## Request
Leaving out the pictures, retype all the material exactly.

— begin —

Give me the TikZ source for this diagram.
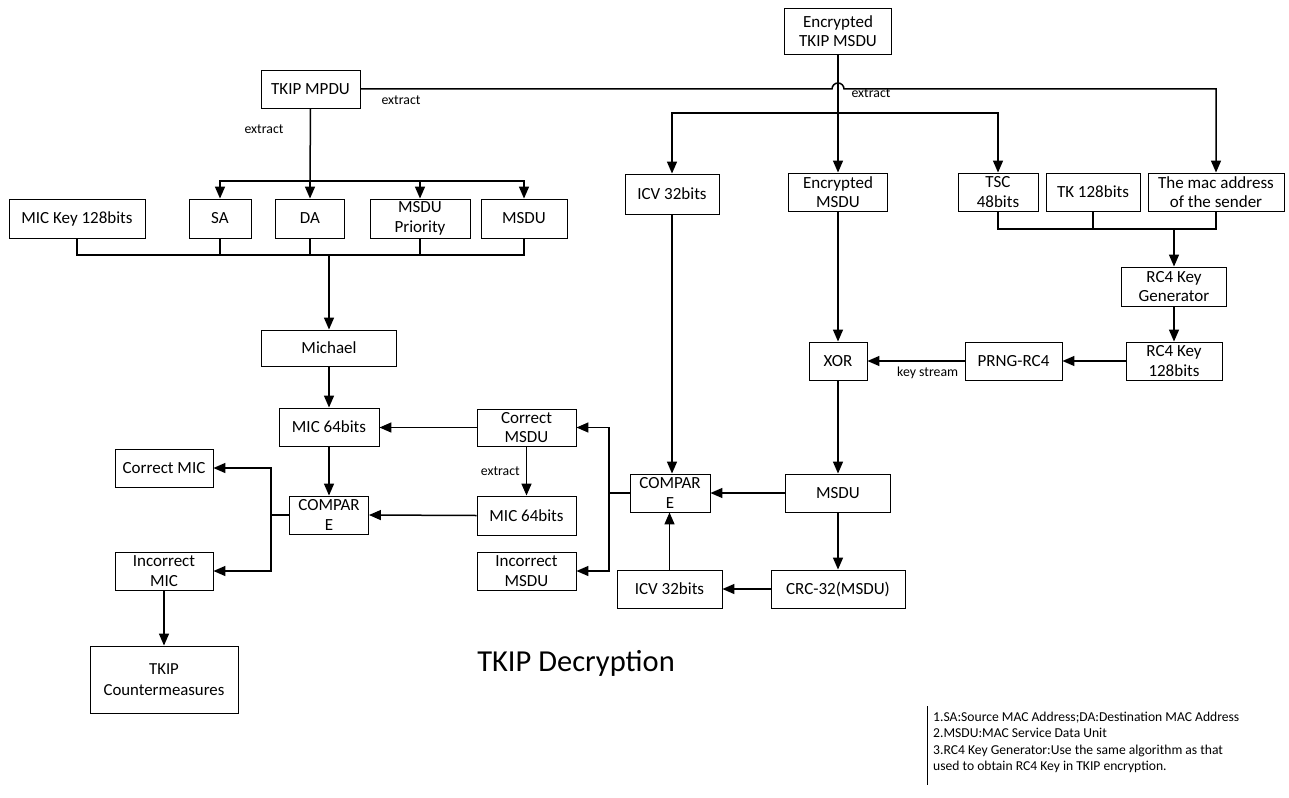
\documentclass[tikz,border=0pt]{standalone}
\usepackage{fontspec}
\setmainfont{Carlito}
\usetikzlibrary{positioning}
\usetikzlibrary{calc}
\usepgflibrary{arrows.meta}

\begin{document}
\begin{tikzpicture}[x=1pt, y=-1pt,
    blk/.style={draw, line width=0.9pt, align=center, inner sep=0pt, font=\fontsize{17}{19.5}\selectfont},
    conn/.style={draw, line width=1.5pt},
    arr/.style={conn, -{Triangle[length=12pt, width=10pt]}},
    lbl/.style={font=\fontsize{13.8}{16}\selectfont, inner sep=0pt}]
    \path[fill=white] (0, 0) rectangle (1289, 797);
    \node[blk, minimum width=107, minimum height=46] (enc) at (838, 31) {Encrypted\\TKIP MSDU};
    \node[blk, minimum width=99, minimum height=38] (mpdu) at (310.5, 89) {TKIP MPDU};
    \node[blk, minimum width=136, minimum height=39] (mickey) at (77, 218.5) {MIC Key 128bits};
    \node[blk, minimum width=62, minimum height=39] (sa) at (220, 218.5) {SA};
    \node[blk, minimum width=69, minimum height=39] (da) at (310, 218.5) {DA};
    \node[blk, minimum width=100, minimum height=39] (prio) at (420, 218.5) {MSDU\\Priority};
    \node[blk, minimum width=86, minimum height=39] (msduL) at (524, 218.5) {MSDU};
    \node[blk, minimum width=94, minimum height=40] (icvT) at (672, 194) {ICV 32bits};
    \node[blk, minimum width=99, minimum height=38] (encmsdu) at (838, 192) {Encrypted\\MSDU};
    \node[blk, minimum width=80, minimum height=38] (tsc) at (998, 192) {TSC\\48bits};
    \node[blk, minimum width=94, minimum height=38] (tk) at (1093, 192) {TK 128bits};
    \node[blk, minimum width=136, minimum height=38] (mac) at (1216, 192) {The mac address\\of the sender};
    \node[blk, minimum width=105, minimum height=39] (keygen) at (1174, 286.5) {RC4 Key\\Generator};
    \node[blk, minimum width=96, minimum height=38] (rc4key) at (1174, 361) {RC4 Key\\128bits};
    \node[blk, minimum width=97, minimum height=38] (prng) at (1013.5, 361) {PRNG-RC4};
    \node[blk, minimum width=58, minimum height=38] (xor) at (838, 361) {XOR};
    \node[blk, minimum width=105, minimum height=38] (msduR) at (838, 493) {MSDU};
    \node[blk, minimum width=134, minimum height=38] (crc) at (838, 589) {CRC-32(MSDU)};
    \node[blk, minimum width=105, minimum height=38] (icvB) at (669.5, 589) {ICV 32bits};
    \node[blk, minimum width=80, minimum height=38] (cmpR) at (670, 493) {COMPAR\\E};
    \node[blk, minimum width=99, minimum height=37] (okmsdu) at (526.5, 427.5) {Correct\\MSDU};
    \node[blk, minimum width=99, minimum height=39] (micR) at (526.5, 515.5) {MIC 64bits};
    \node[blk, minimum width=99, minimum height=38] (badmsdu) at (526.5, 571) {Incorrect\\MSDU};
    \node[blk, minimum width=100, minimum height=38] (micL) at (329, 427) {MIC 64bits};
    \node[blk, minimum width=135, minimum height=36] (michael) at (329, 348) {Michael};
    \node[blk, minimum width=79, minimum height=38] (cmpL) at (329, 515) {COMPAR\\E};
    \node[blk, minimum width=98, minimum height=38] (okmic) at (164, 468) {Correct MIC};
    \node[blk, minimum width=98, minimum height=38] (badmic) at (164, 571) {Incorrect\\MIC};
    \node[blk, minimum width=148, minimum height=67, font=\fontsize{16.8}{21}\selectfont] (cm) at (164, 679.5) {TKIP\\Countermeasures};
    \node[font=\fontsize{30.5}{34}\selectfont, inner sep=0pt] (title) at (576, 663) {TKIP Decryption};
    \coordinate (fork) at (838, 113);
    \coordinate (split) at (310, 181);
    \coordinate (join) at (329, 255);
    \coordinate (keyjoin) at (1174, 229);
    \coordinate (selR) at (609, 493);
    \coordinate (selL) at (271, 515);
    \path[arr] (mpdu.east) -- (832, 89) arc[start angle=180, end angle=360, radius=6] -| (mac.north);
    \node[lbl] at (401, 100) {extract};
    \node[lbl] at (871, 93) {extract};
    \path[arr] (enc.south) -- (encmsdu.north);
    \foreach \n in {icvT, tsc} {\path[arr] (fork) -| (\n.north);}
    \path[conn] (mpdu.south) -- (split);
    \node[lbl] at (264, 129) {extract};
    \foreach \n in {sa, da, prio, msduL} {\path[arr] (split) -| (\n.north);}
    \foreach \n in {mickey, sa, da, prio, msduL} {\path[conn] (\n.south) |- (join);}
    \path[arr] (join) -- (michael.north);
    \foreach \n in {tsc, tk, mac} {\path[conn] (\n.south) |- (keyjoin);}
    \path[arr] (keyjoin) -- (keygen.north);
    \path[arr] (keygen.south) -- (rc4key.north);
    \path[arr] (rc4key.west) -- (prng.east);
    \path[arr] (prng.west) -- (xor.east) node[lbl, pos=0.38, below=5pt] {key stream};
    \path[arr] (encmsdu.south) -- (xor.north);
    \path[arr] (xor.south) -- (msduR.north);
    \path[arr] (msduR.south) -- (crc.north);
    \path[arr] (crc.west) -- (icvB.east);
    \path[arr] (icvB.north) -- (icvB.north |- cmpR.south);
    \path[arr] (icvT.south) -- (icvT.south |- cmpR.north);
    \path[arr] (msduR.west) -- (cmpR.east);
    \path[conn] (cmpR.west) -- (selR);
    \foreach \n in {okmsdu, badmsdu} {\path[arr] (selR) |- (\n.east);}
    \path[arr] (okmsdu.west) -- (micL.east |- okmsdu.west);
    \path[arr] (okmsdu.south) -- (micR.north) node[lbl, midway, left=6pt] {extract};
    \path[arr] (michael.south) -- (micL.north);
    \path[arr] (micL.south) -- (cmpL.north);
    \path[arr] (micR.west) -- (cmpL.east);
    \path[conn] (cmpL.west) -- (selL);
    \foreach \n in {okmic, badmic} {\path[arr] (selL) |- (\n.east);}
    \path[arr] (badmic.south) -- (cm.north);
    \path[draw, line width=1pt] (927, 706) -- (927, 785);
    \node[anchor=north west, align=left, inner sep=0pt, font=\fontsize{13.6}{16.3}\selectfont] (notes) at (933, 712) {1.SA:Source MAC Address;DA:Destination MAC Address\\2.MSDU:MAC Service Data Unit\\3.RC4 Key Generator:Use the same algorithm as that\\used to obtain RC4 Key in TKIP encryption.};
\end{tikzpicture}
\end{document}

— end —

## Solution
Give me the TikZ source for this diagram.
\documentclass[tikz,border=0pt]{standalone}
\usepackage{fontspec}
\setmainfont{Carlito}
\usetikzlibrary{positioning}
\usetikzlibrary{calc}
\usepgflibrary{arrows.meta}

\begin{document}
\begin{tikzpicture}[x=1pt, y=-1pt,
    blk/.style={draw, line width=0.9pt, align=center, inner sep=0pt, font=\fontsize{17}{19.5}\selectfont},
    conn/.style={draw, line width=1.5pt},
    arr/.style={conn, -{Triangle[length=12pt, width=10pt]}},
    lbl/.style={font=\fontsize{13.8}{16}\selectfont, inner sep=0pt}]
    \path[fill=white] (0, 0) rectangle (1289, 797);
    \node[blk, minimum width=107, minimum height=46] (enc) at (838, 31) {Encrypted\\TKIP MSDU};
    \node[blk, minimum width=99, minimum height=38] (mpdu) at (310.5, 89) {TKIP MPDU};
    \node[blk, minimum width=136, minimum height=39] (mickey) at (77, 218.5) {MIC Key 128bits};
    \node[blk, minimum width=62, minimum height=39] (sa) at (220, 218.5) {SA};
    \node[blk, minimum width=69, minimum height=39] (da) at (310, 218.5) {DA};
    \node[blk, minimum width=100, minimum height=39] (prio) at (420, 218.5) {MSDU\\Priority};
    \node[blk, minimum width=86, minimum height=39] (msduL) at (524, 218.5) {MSDU};
    \node[blk, minimum width=94, minimum height=40] (icvT) at (672, 194) {ICV 32bits};
    \node[blk, minimum width=99, minimum height=38] (encmsdu) at (838, 192) {Encrypted\\MSDU};
    \node[blk, minimum width=80, minimum height=38] (tsc) at (998, 192) {TSC\\48bits};
    \node[blk, minimum width=94, minimum height=38] (tk) at (1093, 192) {TK 128bits};
    \node[blk, minimum width=136, minimum height=38] (mac) at (1216, 192) {The mac address\\of the sender};
    \node[blk, minimum width=105, minimum height=39] (keygen) at (1174, 286.5) {RC4 Key\\Generator};
    \node[blk, minimum width=96, minimum height=38] (rc4key) at (1174, 361) {RC4 Key\\128bits};
    \node[blk, minimum width=97, minimum height=38] (prng) at (1013.5, 361) {PRNG-RC4};
    \node[blk, minimum width=58, minimum height=38] (xor) at (838, 361) {XOR};
    \node[blk, minimum width=105, minimum height=38] (msduR) at (838, 493) {MSDU};
    \node[blk, minimum width=134, minimum height=38] (crc) at (838, 589) {CRC-32(MSDU)};
    \node[blk, minimum width=105, minimum height=38] (icvB) at (669.5, 589) {ICV 32bits};
    \node[blk, minimum width=80, minimum height=38] (cmpR) at (670, 493) {COMPAR\\E};
    \node[blk, minimum width=99, minimum height=37] (okmsdu) at (526.5, 427.5) {Correct\\MSDU};
    \node[blk, minimum width=99, minimum height=39] (micR) at (526.5, 515.5) {MIC 64bits};
    \node[blk, minimum width=99, minimum height=38] (badmsdu) at (526.5, 571) {Incorrect\\MSDU};
    \node[blk, minimum width=100, minimum height=38] (micL) at (329, 427) {MIC 64bits};
    \node[blk, minimum width=135, minimum height=36] (michael) at (329, 348) {Michael};
    \node[blk, minimum width=79, minimum height=38] (cmpL) at (329, 515) {COMPAR\\E};
    \node[blk, minimum width=98, minimum height=38] (okmic) at (164, 468) {Correct MIC};
    \node[blk, minimum width=98, minimum height=38] (badmic) at (164, 571) {Incorrect\\MIC};
    \node[blk, minimum width=148, minimum height=67, font=\fontsize{16.8}{21}\selectfont] (cm) at (164, 679.5) {TKIP\\Countermeasures};
    \node[font=\fontsize{30.5}{34}\selectfont, inner sep=0pt] (title) at (576, 663) {TKIP Decryption};
    \coordinate (fork) at (838, 113);
    \coordinate (split) at (310, 181);
    \coordinate (join) at (329, 255);
    \coordinate (keyjoin) at (1174, 229);
    \coordinate (selR) at (609, 493);
    \coordinate (selL) at (271, 515);
    \path[arr] (mpdu.east) -- (832, 89) arc[start angle=180, end angle=360, radius=6] -| (mac.north);
    \node[lbl] at (401, 100) {extract};
    \node[lbl] at (871, 93) {extract};
    \path[arr] (enc.south) -- (encmsdu.north);
    \foreach \n in {icvT, tsc} {\path[arr] (fork) -| (\n.north);}
    \path[conn] (mpdu.south) -- (split);
    \node[lbl] at (264, 129) {extract};
    \foreach \n in {sa, da, prio, msduL} {\path[arr] (split) -| (\n.north);}
    \foreach \n in {mickey, sa, da, prio, msduL} {\path[conn] (\n.south) |- (join);}
    \path[arr] (join) -- (michael.north);
    \foreach \n in {tsc, tk, mac} {\path[conn] (\n.south) |- (keyjoin);}
    \path[arr] (keyjoin) -- (keygen.north);
    \path[arr] (keygen.south) -- (rc4key.north);
    \path[arr] (rc4key.west) -- (prng.east);
    \path[arr] (prng.west) -- (xor.east) node[lbl, pos=0.38, below=5pt] {key stream};
    \path[arr] (encmsdu.south) -- (xor.north);
    \path[arr] (xor.south) -- (msduR.north);
    \path[arr] (msduR.south) -- (crc.north);
    \path[arr] (crc.west) -- (icvB.east);
    \path[arr] (icvB.north) -- (icvB.north |- cmpR.south);
    \path[arr] (icvT.south) -- (icvT.south |- cmpR.north);
    \path[arr] (msduR.west) -- (cmpR.east);
    \path[conn] (cmpR.west) -- (selR);
    \foreach \n in {okmsdu, badmsdu} {\path[arr] (selR) |- (\n.east);}
    \path[arr] (okmsdu.west) -- (micL.east |- okmsdu.west);
    \path[arr] (okmsdu.south) -- (micR.north) node[lbl, midway, left=6pt] {extract};
    \path[arr] (michael.south) -- (micL.north);
    \path[arr] (micL.south) -- (cmpL.north);
    \path[arr] (micR.west) -- (cmpL.east);
    \path[conn] (cmpL.west) -- (selL);
    \foreach \n in {okmic, badmic} {\path[arr] (selL) |- (\n.east);}
    \path[arr] (badmic.south) -- (cm.north);
    \path[draw, line width=1pt] (927, 706) -- (927, 785);
    \node[anchor=north west, align=left, inner sep=0pt, font=\fontsize{13.6}{16.3}\selectfont] (notes) at (933, 712) {1.SA:Source MAC Address;DA:Destination MAC Address\\2.MSDU:MAC Service Data Unit\\3.RC4 Key Generator:Use the same algorithm as that\\used to obtain RC4 Key in TKIP encryption.};
\end{tikzpicture}
\end{document}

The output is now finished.